Majella est une jeune femme – une vieille fille disent certains - qui vit à Aghybogey, un village nord-irlandais où les jours se ressemblent. Elle bosse dans le fast-food du bled et soigne ses rondeurs à coups de fish and chips et de coca que madame Connasse, sa patronne, lui accorde en plus de sa maigre paye. Majella habite chez sa mère, dépressive alcoolique abandonnée par un mari dont on ignore ce qu’il est devenu. Majella joue le rôle de chef de famille. Elle nourrit, lave, couche sa mère, et vire ses amants bourrés à l’occasion. Le rôle est pesant, alors Majella soigne ses angoisses dans la bouffe, les rituels et les tocs – balancements d’avant en arrière, claquements de doigts au fond des poches, visionnages compulsifs d’anciens épisodes de Dallas… et constitution de listes des choses qu’elle aime ou pas. C’est à travers ces listes et de courts chapitres les illustrant que l’on apprend à la connaître, de même que les individus qui peuplent son environnement. Le bourg est petit et tout le monde se croise dans l’établissement de restauration rapide où elle travaille avec son collègue Marty. Elle sait d’avance ce que les clients vont commander. Ils savent déjà tout de sa lignée. Il y en a qu’elle aime, d’autres qui sont méchants. Les langues se délient quand, suite au meurtre de sa grand-mère, elle hérite de quelques arpents de terre.
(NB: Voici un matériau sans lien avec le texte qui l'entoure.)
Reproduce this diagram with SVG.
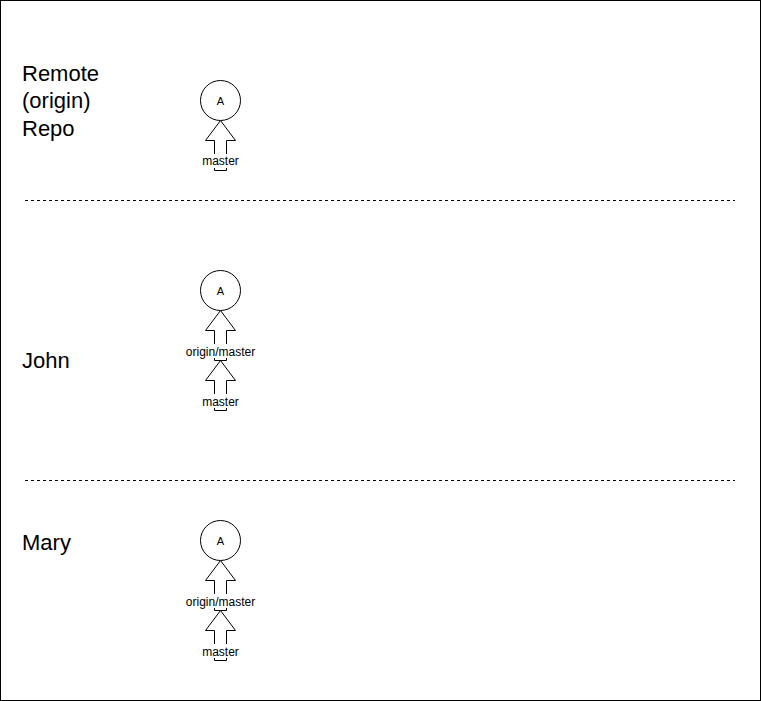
<svg xmlns="http://www.w3.org/2000/svg" width="761" height="701" viewBox="0 0 761 701">
<style>
.lbl{font-family:"Liberation Sans",Arial,sans-serif;font-size:22px;fill:#000}
.sm{font-family:"Liberation Sans",Arial,sans-serif;font-size:12px;fill:#000;text-anchor:middle}
.nd{font-family:"Liberation Sans",Arial,sans-serif;font-size:11px;fill:#000;text-anchor:middle}
.node{fill:#fff;stroke:#000;stroke-width:1}
.arr{fill:#fff;stroke:#000;stroke-width:1;stroke-linejoin:miter}
.dash{stroke:#000;stroke-width:1;stroke-dasharray:3 3;fill:none}
.bg{fill:#fff}
</style>
<defs>
<path id="barrow" d="M0,0 L15,20 L6,20 L6,50 L-6,50 L-6,20 L-15,20 Z"/>
</defs>
<rect x="0.5" y="0.5" width="760" height="700" fill="#fff" stroke="#000"/>
<g id="labels">
<text class="lbl" x="22" y="80.5">Remote</text>
<text class="lbl" x="22" y="108">(origin)</text>
<text class="lbl" x="22" y="135.5">Repo</text>
<text class="lbl" x="22" y="368">John</text>
<text class="lbl" x="22" y="549.5">Mary</text>
</g>
<g id="separators">
<line class="dash" x1="25" y1="200.5" x2="735" y2="200.5"/>
<line class="dash" x1="25" y1="480.5" x2="735" y2="480.5"/>
</g>
<g id="connectors">
<use href="#barrow" class="arr" x="220.5" y="120.5"/>
<use href="#barrow" class="arr" x="220.5" y="310.5"/>
<use href="#barrow" class="arr" x="220.5" y="360.5"/>
<use href="#barrow" class="arr" x="220.5" y="560.5"/>
<use href="#barrow" class="arr" x="220.5" y="610.5"/>
</g>
<g id="remote-A"><circle class="node" cx="220.5" cy="100.5" r="20"/><text class="nd" x="220.5" y="104.5">A</text></g>
<g id="remote-master"><rect class="bg" x="202" y="154" width="37" height="14"/><text class="sm" x="220.5" y="165">master</text></g>
<g id="john-A"><circle class="node" cx="220.5" cy="290.5" r="20"/><text class="nd" x="220.5" y="294.5">A</text></g>
<g id="john-origin-master"><rect class="bg" x="186" y="344" width="69" height="14"/><text class="sm" x="220.5" y="355.5">origin/master</text></g>
<g id="john-master"><rect class="bg" x="202" y="394" width="37" height="14"/><text class="sm" x="220.5" y="405.5">master</text></g>
<g id="mary-A"><circle class="node" cx="220.5" cy="540.5" r="20"/><text class="nd" x="220.5" y="544.5">A</text></g>
<g id="mary-origin-master"><rect class="bg" x="186" y="594" width="69" height="14"/><text class="sm" x="220.5" y="605.5">origin/master</text></g>
<g id="mary-master"><rect class="bg" x="202" y="644" width="37" height="14"/><text class="sm" x="220.5" y="655.5">master</text></g>
</svg>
A travers les réflexions, les sentiments profonds de son héroïne, ses idées parfois tournant à l’obsession, Michelle Gallen dresse le portrait d’une femme atteinte de compréhensibles névroses, tournant en rond comme dans une cage, mais surtout dotée d’une vraie force de caractère qui pose un regard acéré sur ses contemporains et donc sur ce petit coin d’Irlande du nord. Les jours se ressemblent – boulot, dodo – la routine rassure, tant qu’il ne s’agit pas des sempiternels attentats, attaques et représailles qui n’ont épargné aucune famille. Les réformés se tiennent le plus souvent tranquilles. Les Anglais demeurent sur le qui-vive. Les catholiques tiennent le haut du pavé, la garde et le crachoir. Les détails prosaïques de la vie de Majella, ses observations souvent mâtinées d’un humour noir désarmant dessinent une Irlande plus vraie que nature – le crachin, le pub, l’odeur de graillon poussée par le vent – et des habitants qui émeuvent par leur sincérité, leur spontanéité infantile ou agacent par leur curiosité maladive, bercée par l’ennui. Les pensées intimes de Majella, parfois tristes, jamais sordides, débaroulent à la vitesse de la lumière, touchent à tous les sujets, font rire ou émeuvent, l’englobent et la dépassent, tendent à l’universel.